Is there a way to have rank 0 and 1 send a message to each other at the same time and then recv the message sent at the same time without resulting in deadlock?
I’ve tried the following code
reqs = []
if rank == 0:
neighbour = 1
if rank ==1:
neighbour = 0
reqs.append(dist.isend(tensor=send_tensor, dst=neighbour))
reqs.append(dist.irecv(tensor=recv_tensor, src=neighbour))
for req in reqs:
req.wait()
But as you can imagine, the first “req” in the “reqs” array is the send request for both processors.

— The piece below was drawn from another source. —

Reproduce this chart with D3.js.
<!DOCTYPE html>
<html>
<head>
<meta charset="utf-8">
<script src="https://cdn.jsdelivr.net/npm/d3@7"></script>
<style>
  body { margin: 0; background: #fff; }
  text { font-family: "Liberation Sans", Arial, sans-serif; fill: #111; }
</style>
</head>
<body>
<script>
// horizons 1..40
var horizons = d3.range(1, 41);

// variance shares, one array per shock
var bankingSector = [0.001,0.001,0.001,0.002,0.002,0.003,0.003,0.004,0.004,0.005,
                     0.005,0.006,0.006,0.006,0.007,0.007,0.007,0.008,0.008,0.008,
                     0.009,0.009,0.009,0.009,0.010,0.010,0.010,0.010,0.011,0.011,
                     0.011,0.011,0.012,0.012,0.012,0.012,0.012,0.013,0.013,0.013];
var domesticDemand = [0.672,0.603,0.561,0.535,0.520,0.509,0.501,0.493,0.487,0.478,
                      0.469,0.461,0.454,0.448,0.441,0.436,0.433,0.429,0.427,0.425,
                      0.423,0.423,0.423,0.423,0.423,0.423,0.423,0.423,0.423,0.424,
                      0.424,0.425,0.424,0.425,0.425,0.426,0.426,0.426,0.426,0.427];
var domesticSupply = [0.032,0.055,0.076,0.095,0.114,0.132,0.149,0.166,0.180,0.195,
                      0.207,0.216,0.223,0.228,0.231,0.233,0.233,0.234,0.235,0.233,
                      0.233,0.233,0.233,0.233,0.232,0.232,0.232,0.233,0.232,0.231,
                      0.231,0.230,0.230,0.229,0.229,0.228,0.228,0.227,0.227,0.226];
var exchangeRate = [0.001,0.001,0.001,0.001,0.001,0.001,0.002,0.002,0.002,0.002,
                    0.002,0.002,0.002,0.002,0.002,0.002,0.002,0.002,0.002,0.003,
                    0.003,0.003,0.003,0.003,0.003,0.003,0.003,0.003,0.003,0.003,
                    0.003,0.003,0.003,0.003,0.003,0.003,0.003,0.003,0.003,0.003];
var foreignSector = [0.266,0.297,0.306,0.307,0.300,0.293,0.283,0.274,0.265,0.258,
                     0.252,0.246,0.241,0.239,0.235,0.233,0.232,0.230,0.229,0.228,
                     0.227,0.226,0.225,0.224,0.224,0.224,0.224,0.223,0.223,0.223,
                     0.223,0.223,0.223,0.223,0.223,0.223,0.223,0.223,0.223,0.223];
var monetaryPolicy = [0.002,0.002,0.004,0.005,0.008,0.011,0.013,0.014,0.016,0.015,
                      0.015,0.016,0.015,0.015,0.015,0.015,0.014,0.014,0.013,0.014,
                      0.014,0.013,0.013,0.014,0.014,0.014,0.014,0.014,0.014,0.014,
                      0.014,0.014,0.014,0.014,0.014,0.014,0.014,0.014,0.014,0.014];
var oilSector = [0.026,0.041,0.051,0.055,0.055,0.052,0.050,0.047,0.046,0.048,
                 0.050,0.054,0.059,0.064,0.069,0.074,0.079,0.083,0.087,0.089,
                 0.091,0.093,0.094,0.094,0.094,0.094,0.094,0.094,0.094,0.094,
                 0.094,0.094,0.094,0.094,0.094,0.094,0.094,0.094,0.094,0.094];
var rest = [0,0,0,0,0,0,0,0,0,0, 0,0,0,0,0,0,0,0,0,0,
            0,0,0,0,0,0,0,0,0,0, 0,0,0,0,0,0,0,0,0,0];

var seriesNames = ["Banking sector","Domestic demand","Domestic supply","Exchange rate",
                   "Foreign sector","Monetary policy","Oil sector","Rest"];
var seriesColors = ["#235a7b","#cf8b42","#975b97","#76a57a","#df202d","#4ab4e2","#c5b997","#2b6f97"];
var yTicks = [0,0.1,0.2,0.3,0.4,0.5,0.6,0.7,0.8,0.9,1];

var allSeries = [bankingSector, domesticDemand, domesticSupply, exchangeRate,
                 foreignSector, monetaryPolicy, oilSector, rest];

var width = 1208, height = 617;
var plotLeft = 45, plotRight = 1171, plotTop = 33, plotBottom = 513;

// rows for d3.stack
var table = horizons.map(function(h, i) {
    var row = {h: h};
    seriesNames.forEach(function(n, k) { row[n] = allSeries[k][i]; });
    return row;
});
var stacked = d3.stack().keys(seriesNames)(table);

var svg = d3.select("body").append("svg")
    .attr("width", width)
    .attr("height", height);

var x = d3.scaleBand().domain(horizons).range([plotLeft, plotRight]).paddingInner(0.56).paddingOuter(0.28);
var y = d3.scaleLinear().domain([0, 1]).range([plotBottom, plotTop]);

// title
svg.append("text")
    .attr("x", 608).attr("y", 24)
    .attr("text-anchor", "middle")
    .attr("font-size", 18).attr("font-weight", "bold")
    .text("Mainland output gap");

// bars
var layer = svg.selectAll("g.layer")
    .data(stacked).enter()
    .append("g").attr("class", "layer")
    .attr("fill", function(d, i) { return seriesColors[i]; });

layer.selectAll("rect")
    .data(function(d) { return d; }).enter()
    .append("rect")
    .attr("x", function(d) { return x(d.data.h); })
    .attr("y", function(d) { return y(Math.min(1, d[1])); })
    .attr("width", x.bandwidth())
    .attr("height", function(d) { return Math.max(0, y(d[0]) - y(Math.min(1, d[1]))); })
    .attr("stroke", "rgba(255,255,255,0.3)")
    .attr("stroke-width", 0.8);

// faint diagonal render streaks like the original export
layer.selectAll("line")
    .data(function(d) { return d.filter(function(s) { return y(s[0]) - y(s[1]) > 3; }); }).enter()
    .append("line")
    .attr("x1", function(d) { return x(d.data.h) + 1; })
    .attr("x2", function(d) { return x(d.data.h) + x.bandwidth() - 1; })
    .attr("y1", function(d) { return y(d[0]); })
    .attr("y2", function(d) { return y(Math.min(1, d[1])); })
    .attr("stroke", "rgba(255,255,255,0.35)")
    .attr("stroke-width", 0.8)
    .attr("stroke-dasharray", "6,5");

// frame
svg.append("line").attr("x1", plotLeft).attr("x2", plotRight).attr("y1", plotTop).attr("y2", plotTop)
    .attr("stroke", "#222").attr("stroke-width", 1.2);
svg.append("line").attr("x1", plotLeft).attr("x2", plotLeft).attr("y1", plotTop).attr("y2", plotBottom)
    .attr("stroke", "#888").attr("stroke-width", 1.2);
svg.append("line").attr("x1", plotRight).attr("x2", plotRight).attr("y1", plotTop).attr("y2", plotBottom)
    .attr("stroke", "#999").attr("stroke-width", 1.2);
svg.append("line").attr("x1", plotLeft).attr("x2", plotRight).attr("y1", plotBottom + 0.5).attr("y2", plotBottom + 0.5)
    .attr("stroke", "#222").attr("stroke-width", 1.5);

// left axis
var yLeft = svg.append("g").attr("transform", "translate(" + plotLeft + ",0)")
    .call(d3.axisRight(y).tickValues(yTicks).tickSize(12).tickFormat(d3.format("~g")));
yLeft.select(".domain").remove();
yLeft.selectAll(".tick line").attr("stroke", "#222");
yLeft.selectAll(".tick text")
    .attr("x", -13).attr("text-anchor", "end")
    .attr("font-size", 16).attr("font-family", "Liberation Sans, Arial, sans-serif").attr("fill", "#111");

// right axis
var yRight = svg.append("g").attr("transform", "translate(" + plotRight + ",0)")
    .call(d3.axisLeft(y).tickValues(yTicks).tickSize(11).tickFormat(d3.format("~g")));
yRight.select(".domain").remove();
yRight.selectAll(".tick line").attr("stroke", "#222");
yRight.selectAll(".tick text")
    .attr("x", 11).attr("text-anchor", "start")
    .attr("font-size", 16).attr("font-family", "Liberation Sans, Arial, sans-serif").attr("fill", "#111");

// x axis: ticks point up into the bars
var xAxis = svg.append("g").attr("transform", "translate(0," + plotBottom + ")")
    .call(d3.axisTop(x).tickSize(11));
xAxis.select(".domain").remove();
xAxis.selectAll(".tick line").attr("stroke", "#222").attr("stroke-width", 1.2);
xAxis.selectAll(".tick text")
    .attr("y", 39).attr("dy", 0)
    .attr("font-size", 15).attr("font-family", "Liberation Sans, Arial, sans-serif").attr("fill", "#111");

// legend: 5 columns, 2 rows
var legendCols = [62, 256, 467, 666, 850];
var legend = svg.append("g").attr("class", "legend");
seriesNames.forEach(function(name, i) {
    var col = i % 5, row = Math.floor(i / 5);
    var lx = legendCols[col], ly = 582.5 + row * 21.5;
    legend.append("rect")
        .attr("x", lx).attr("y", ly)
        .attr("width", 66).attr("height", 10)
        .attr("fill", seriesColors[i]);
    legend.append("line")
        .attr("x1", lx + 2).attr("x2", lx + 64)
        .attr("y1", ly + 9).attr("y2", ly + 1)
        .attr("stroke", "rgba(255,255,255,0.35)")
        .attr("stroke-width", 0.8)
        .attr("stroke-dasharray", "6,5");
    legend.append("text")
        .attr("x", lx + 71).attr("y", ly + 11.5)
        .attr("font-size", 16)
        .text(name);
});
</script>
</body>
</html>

And both end up waiting on the other one to receive, resulting in deadlock.
Of course you can do send->recv in rank 1 and recv->send in rank 2. But this would take twice the amount of time.

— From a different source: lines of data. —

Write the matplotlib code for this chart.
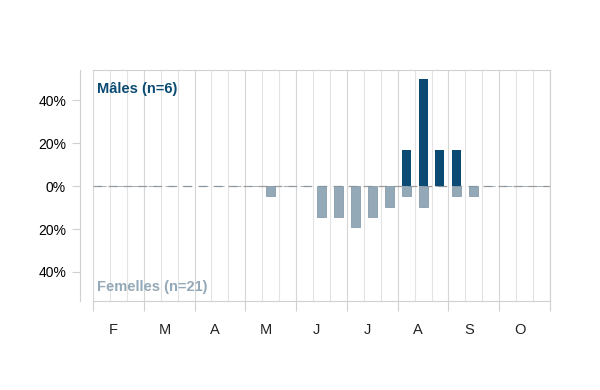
import matplotlib
matplotlib.use('Agg')
import matplotlib.pyplot as plt
import numpy as np

plt.rcParams['font.family'] = ['Liberation Sans', 'DejaVu Sans']

# Month initials (Feb -> Oct), each month split into three 10-day periods
months = ['F', 'M', 'A', 'M', 'J', 'J', 'A', 'S', 'O']

# Number of captures per 10-day period
males_n = [0, 0, 0, 0, 0, 0, 0, 0, 0,
           0, 0, 0, 0, 0, 0, 0, 0, 0,
           1, 3, 1, 1, 0, 0, 0, 0, 0]
females_n = [0, 0, 0, 0, 0, 0, 0, 0, 0,
             0, 1, 0, 0, 3, 3, 4, 3, 2,
             1, 2, 0, 1, 1, 0, 0, 0, 0]
n_males = 6
n_females = 21

y_ticks = [-40, -20, 0, 20, 40]

male_col = '#0b4b73'
female_col = '#94a9b8'
grid_col = '#e3e3e3'
axis_col = '#d0d0d0'

males_pct = np.array(males_n) / n_males * 100
females_pct = np.array(females_n) / n_females * 100
x = np.arange(len(males_n)) + 0.5

fig = plt.figure(figsize=(6, 3.9), dpi=100)
ax = fig.add_axes([93 / 600, 1 - 301 / 390, 457 / 600, 231 / 390])

# Grid: every period, darker at month boundaries
for i in range(len(males_n) + 1):
    ax.axvline(i, color='#d6d6d6' if i % 3 == 0 else grid_col, lw=0.8, zorder=0)
ax.axhline(0, color='#9c9c9c', lw=0.9, dashes=(7, 5), zorder=1)

ax.bar(x, males_pct, width=0.53, color=male_col, zorder=2)
ax.bar(x, -females_pct, width=0.53, color=female_col,
       edgecolor='#7b90a0', linewidth=0.5, zorder=2)

ax.set_xlim(0, len(males_n))
ax.set_ylim(-53.5, 54)

ax.set_yticks(y_ticks)
ax.set_yticklabels([f'{abs(v)}%' for v in y_ticks], fontsize=11, color='#222222')
ax.tick_params(axis='y', length=5.5, color=axis_col, pad=4.5)

ax.set_xticks(np.arange(0, len(males_n) + 1, 3))
ax.set_xticklabels([])
ax.tick_params(axis='x', which='major', length=7, color=axis_col, direction='out')
ax.set_xticks(np.arange(1.22, len(males_n), 3), minor=True)
ax.set_xticklabels(months, minor=True, fontsize=10.5, color='#222222')
ax.tick_params(axis='x', which='minor', length=0, pad=16)

ax.spines['left'].set_position(('outward', 9.4))
for s in ['left', 'bottom', 'top', 'right']:
    ax.spines[s].set_color(axis_col)
    ax.spines[s].set_linewidth(0.8)

ax.text(0.25, 45, f'Mâles (n={n_males})', fontsize=10.5, fontweight='bold',
        color=male_col, va='center', ha='left')
ax.text(0.25, -47, f'Femelles (n={n_females})', fontsize=10.5, fontweight='bold',
        color=female_col, va='center', ha='left')

fig.savefig('out.png', dpi=100)
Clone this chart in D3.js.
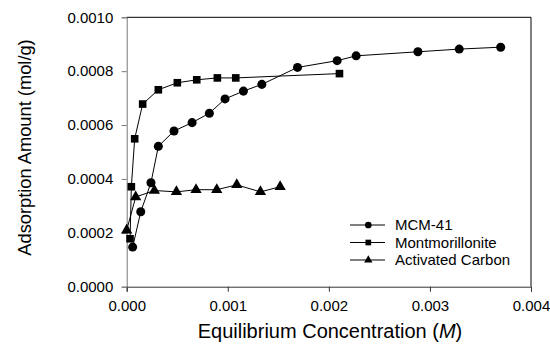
<!DOCTYPE html>
<html>
<head>
<meta charset="utf-8">
<script src="https://cdn.jsdelivr.net/npm/d3@7"></script>
<style>
  body { margin: 0; background: #fff; }
  text { font-family: "Liberation Sans", Arial, sans-serif; }
</style>
</head>
<body>
<svg id="chart"></svg>
<script>
// 데이터
const mcmX = [0.000059, 0.000139, 0.00024, 0.000313, 0.000468, 0.000647, 0.000818, 0.000973, 0.001155, 0.001337, 0.00169, 0.002082, 0.00227, 0.002881, 0.00329, 0.0037];
const mcmY = [0.000147, 0.000278, 0.000386, 0.000521, 0.000578, 0.000609, 0.000644, 0.000697, 0.000726, 0.000751, 0.000814, 0.000839, 0.000857, 0.000872, 0.000882, 0.000889];

const montX = [0.000033, 0.000046, 0.000079, 0.000158, 0.000313, 0.000501, 0.000693, 0.000897, 0.001079, 0.002105];
const montY = [0.000178, 0.000371, 0.000549, 0.000678, 0.000731, 0.000757, 0.000768, 0.000775, 0.000775, 0.000791];

const acX = [0.0, 0.000089, 0.000274, 0.000492, 0.000686, 0.000891, 0.001089, 0.001323, 0.001518];
const acY = [0.00021, 0.000333, 0.000357, 0.000352, 0.00036, 0.00036, 0.000378, 0.000352, 0.000371];

const seriesNames = ["MCM-41", "Montmorillonite", "Activated Carbon"];
const xTicks = [0, 0.001, 0.002, 0.003, 0.004];
const yTicks = [0, 0.0002, 0.0004, 0.0006, 0.0008, 0.001];

const W = 550, H = 345;
const margin = { top: 17.3, right: 19, bottom: 58.3, left: 126.7 };
const width = W - margin.left - margin.right;
const height = H - margin.top - margin.bottom;

const svg = d3.select("#chart")
    .attr("width", W)
    .attr("height", H)
    .append("g")
    .attr("transform", `translate(${margin.left},${margin.top})`);

const x = d3.scaleLinear().domain([0, 0.004]).range([0, width]);
const y = d3.scaleLinear().domain([0, 0.001]).range([height, 0]);

// 프레임 (위, 오른쪽)
svg.append("line").attr("x1", 0).attr("x2", width).attr("y1", 0).attr("y2", 0)
    .attr("stroke", "#000").attr("stroke-width", 1);
svg.append("line").attr("x1", width).attr("x2", width).attr("y1", 0).attr("y2", height)
    .attr("stroke", "#000").attr("stroke-width", 1);

// 축
const xAxis = svg.append("g")
    .attr("transform", `translate(0,${height})`)
    .call(d3.axisBottom(x).tickValues(xTicks).tickFormat(d3.format(".3f")).tickSize(5).tickPadding(9));
const yAxis = svg.append("g")
    .call(d3.axisLeft(y).tickValues(yTicks).tickFormat(d3.format(".4f")).tickSize(5).tickPadding(8.4));

xAxis.select(".domain").attr("stroke", "#333");
xAxis.selectAll(".tick line").attr("stroke", "#333");
yAxis.select(".domain").attr("stroke", "#777");
yAxis.selectAll(".tick line").attr("stroke", "#777");
[xAxis, yAxis].forEach(a => {
    a.selectAll("text").attr("font-size", 15).attr("fill", "#000")
        .attr("font-family", "'Liberation Sans', Arial, sans-serif");
});

// 축 제목
const xTitle = svg.append("text")
    .attr("x", 330 - margin.left)
    .attr("y", 338.3 - margin.top)
    .attr("text-anchor", "middle")
    .attr("font-size", 20);
xTitle.append("tspan").text("Equilibrium Concentration (");
xTitle.append("tspan").attr("font-style", "italic").text("M");
xTitle.append("tspan").text(")");

svg.append("text")
    .attr("transform", `translate(${31 - margin.left},${147.5 - margin.top}) rotate(-90)`)
    .attr("text-anchor", "middle")
    .attr("font-size", 18.3)
    .text("Adsorption Amount (mol/g)");

// 라인 + 마커
const seriesList = [
    { xs: mcmX, ys: mcmY, shape: d3.symbolCircle, size: 64 },
    { xs: montX, ys: montY, shape: d3.symbolSquare, size: 58 },
    { xs: acX, ys: acY, shape: d3.symbolTriangle, size: 55 }
];

const line = d3.line().x(d => x(d[0])).y(d => y(d[1]));

seriesList.forEach(s => {
    const pts = s.xs.map((v, i) => [v, s.ys[i]]);
    svg.append("path")
        .datum(pts)
        .attr("d", line)
        .attr("fill", "none")
        .attr("stroke", "#000")
        .attr("stroke-width", 1);
    svg.selectAll(null)
        .data(pts)
        .enter().append("path")
        .attr("transform", d => `translate(${x(d[0])},${y(d[1])})`)
        .attr("d", d3.symbol().type(s.shape).size(s.size))
        .attr("fill", "#000");
});

// 범례
const legend = svg.selectAll(".legend")
    .data(seriesList)
    .enter().append("g")
    .attr("class", "legend")
    .attr("transform", (d, i) => `translate(${350 - margin.left},${225 - margin.top + i * 17.5})`);

legend.append("line")
    .attr("x1", 0).attr("x2", 35)
    .attr("stroke", "#000").attr("stroke-width", 1);
legend.append("path")
    .attr("transform", "translate(18.3,0)")
    .attr("d", d => d3.symbol().type(d.shape).size(d.size * 0.55)())
    .attr("fill", "#000");
legend.append("text")
    .attr("x", 45)
    .attr("dy", "0.35em")
    .attr("font-size", 15)
    .text((d, i) => seriesNames[i]);
</script>
</body>
</html>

In MPI there is a wait_all function such that the requests don’t have to be fulfilled in a predetermined order to prevent the deadlock. But there isn’t one in pyTorch.

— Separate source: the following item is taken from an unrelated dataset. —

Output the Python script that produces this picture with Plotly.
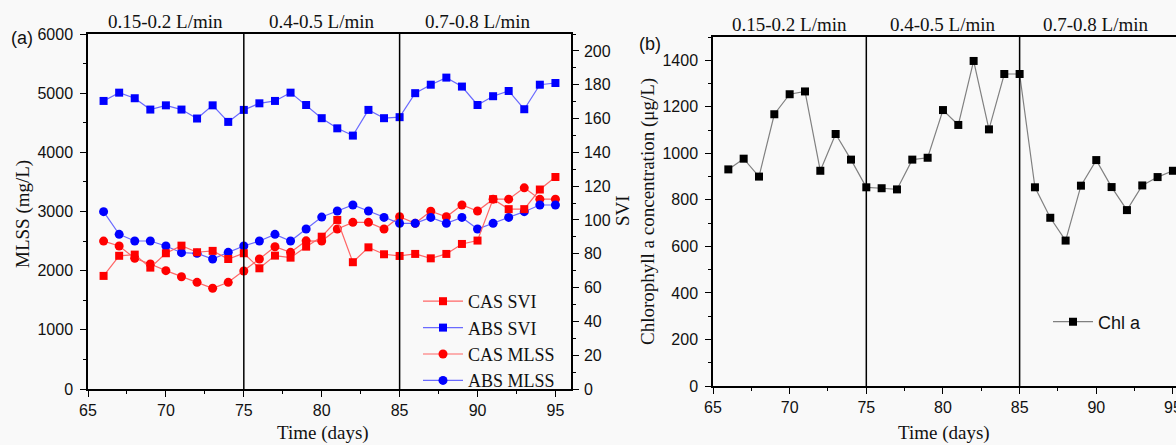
import plotly.graph_objects as go

# ---------------- data ----------------
days = [66, 67, 68, 69, 70, 71, 72, 73, 74, 75, 76, 77, 78, 79, 80,
        81, 82, 83, 84, 85, 86, 87, 88, 89, 90, 91, 92, 93, 94, 95]

cas_svi = [66.9, 78.8, 79.5, 71.8, 80.3, 84.8, 80.9, 81.7, 76.9, 80.3,
           71.4, 78.9, 77.7, 84.2, 90.1, 100.0, 75.0, 83.8, 79.7, 78.7,
           79.9, 77.3, 79.9, 85.8, 87.8, 112.3, 106.4, 106.4, 118.0, 125.4]

abs_svi = [170.4, 175.3, 172.0, 165.3, 167.8, 165.3, 160.0, 167.8, 158.0, 165.1,
           169.0, 170.4, 175.3, 168.0, 160.2, 154.2, 149.9, 165.1, 160.2, 160.8,
           175.0, 180.0, 184.2, 178.9, 168.0, 173.2, 176.3, 165.5, 180.0, 181.0]

cas_mlss = [2500, 2417, 2209, 2113, 2000, 1898, 1803, 1702, 1803, 1994,
            2197, 2405, 2310, 2504, 2500, 2704, 2817, 2817, 2704, 2912,
            2800, 3005, 2912, 3110, 3008, 3208, 3208, 3400, 3208, 3208]

abs_mlss = [2997, 2614, 2501, 2501, 2417, 2304, 2293, 2197, 2310, 2417,
            2501, 2614, 2501, 2704, 2906, 3008, 3110, 3008, 2900, 2800,
            2800, 2900, 2800, 2900, 2704, 2800, 2900, 2997, 3110, 3110]

chl_a = [931, 977, 900, 1168, 1254, 1266, 925, 1083, 973, 854,
         850, 845, 973, 981, 1186, 1122, 1397, 1103, 1341, 1341,
         854, 723, 625, 861, 971, 855, 756, 862, 898, 925]

period_bounds = [75, 85]
period_centers = [70, 80, 90]
period_labels = ["0.15-0.2 L/min", "0.4-0.5 L/min", "0.7-0.8 L/min"]

# ---------------- layout helpers ----------------
W, H = 1176, 445
def px(x):
    return x / W
def py(y):
    return 1 - y / H

SERIF = "Liberation Serif, Times New Roman, serif"
SANS = "Liberation Sans, Arial, sans-serif"
RED, RED_L = "#ff0000", "#ff6666"
BLUE, BLUE_L = "#0000ff", "#6a6aff"

fig = go.Figure()

# Left panel traces
fig.add_trace(go.Scatter(x=days, y=cas_svi, name="CAS SVI", mode="lines+markers",
                         xaxis="x", yaxis="y2", legend="legend",
                         line=dict(color=RED_L, width=1.2),
                         marker=dict(symbol="square", size=8, color=RED)))
fig.add_trace(go.Scatter(x=days, y=abs_svi, name="ABS SVI", mode="lines+markers",
                         xaxis="x", yaxis="y2", legend="legend",
                         line=dict(color=BLUE_L, width=1.2),
                         marker=dict(symbol="square", size=8, color=BLUE)))
fig.add_trace(go.Scatter(x=days, y=cas_mlss, name="CAS MLSS", mode="lines+markers",
                         xaxis="x", yaxis="y", legend="legend",
                         line=dict(color=RED_L, width=1.2),
                         marker=dict(symbol="circle", size=9, color=RED)))
fig.add_trace(go.Scatter(x=days, y=abs_mlss, name="ABS MLSS", mode="lines+markers",
                         xaxis="x", yaxis="y", legend="legend",
                         line=dict(color=BLUE_L, width=1.2),
                         marker=dict(symbol="circle", size=9, color=BLUE)))

# Right panel trace
fig.add_trace(go.Scatter(x=days, y=chl_a, name="Chl a", mode="lines+markers",
                         xaxis="x2", yaxis="y3", legend="legend2",
                         line=dict(color="#808080", width=1.2),
                         marker=dict(symbol="square", size=8, color="#000000")))

tickfont = dict(family=SANS, size=16, color="#111")
common_ax = dict(showline=True, linecolor="#000", linewidth=1.5, ticks="outside",
                 ticklen=6, tickwidth=1.2, tickcolor="#000", showgrid=False,
                 zeroline=False, tickfont=tickfont, automargin=False,
                 ticklabeloverflow="allow")
minor_x = dict(dtick=2.5, ticks="outside", ticklen=3.5, tickcolor="#000", tickwidth=1.2)

def minor_y(step):
    return dict(dtick=step, ticks="outside", ticklen=3.5, tickcolor="#000", tickwidth=1.2)

left_dom_x = [px(88), px(571)]
left_dom_y = [py(389), py(34)]
right_dom_x = [px(713), 1.0]
right_dom_y = [py(386), py(37)]

fig.update_layout(
    width=W, height=H,
    margin=dict(l=0, r=0, t=0, b=0),
    paper_bgcolor="#f9f9f9", plot_bgcolor="#f9f9f9",
    xaxis=dict(domain=left_dom_x, anchor="y", range=[65, 96], dtick=5, tick0=65,
               mirror=True, minor=minor_x, **common_ax),
    yaxis=dict(domain=left_dom_y, anchor="x", range=[0, 6000], dtick=1000,
               minor=minor_y(500), ticklabelstandoff=4, **common_ax),
    yaxis2=dict(overlaying="y", side="right", anchor="x", range=[0, 210], dtick=20,
                minor=minor_y(10), ticklabelstandoff=2, **common_ax),
    xaxis2=dict(domain=right_dom_x, anchor="y3", range=[65, 95.2], dtick=5, tick0=65,
                mirror=True, minor=minor_x, **common_ax),
    yaxis3=dict(domain=right_dom_y, anchor="x2", range=[0, 1500], dtick=200,
                minor=minor_y(100), ticklabelstandoff=4, **common_ax),
    legend=dict(x=px(418), y=py(283), xanchor="left", yanchor="top",
                bgcolor="rgba(0,0,0,0)", font=dict(family=SERIF, size=18, color="#111"),
                tracegroupgap=0, itemwidth=40, traceorder="normal"),
    legend2=dict(x=px(1048), y=py(322), xanchor="left", yanchor="middle",
                 bgcolor="rgba(0,0,0,0)", font=dict(family=SANS, size=18, color="#111"),
                 itemwidth=40),
    showlegend=True,
)

# Vertical period boundaries
shapes = []
for xr, yr in (("x", "y domain"), ("x2", "y3 domain")):
    for b in period_bounds:
        shapes.append(dict(type="line", xref=xr, yref=yr, x0=b, x1=b, y0=0, y1=1,
                           line=dict(color="#000", width=1.5)))
fig.update_layout(shapes=shapes)

ann = []
# Period labels
for xr, yy in (("x", py(22)), ("x2", py(24))):
    for c, lab in zip(period_centers, period_labels):
        ann.append(dict(x=c, y=yy, xref=xr, yref="paper", text=lab, showarrow=False,
                        xanchor="center", yanchor="middle",
                        font=dict(family=SERIF, size=19, color="#111")))
# Panel letters
ann.append(dict(x=px(9), y=py(38), xref="paper", yref="paper", text="(a)",
                showarrow=False, xanchor="left", yanchor="middle",
                font=dict(family=SANS, size=18, color="#111")))
ann.append(dict(x=px(637), y=py(44), xref="paper", yref="paper", text="(b)",
                showarrow=False, xanchor="left", yanchor="middle",
                font=dict(family=SANS, size=18, color="#111")))
# Axis titles
ann.append(dict(x=px(23), y=py(214), xref="paper", yref="paper", text="MLSS (mg/L)",
                showarrow=False, textangle=-90, xanchor="center", yanchor="middle",
                font=dict(family=SERIF, size=19, color="#111")))
ann.append(dict(x=px(622), y=py(211), xref="paper", yref="paper", text="SVI",
                showarrow=False, textangle=-90, xanchor="center", yanchor="middle",
                font=dict(family=SERIF, size=19, color="#111")))
ann.append(dict(x=px(648), y=py(211), xref="paper", yref="paper",
                text="Chlorophyll a concentration (μg/L)",
                showarrow=False, textangle=-90, xanchor="center", yanchor="middle",
                font=dict(family=SERIF, size=19, color="#111")))
ann.append(dict(x=px(323), y=py(433), xref="paper", yref="paper", text="Time (days)",
                showarrow=False, xanchor="center", yanchor="middle",
                font=dict(family=SERIF, size=19, color="#111")))
ann.append(dict(x=px(944), y=py(433), xref="paper", yref="paper", text="Time (days)",
                showarrow=False, xanchor="center", yanchor="middle",
                font=dict(family=SERIF, size=19, color="#111")))
fig.update_layout(annotations=ann)

# remove the default page margin so the figure fills the window exactly
fig.write_html("out.html",
               config={"displayModeBar": False},
               post_script="document.body.style.margin='0';"
                           "document.body.style.overflow='hidden';")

This seems a very simple thing to do but I couldn’t figure out how to do it. Any help would be appreciated.
takes twice amount of time as doing 1 isend as the following:
if rank == 0:
reqs.append(dist.isend(tensor=send_tensor, dst=1))
else:
reqs.append(dist.irecv(tensor=recv_tensor, src=0))
for req in reqs:
req.wait()
Looking at this github issue It does seem like the batch_isend_irecv() is supposed to support concurrent send/recv. So I don’t know what I’m missing here.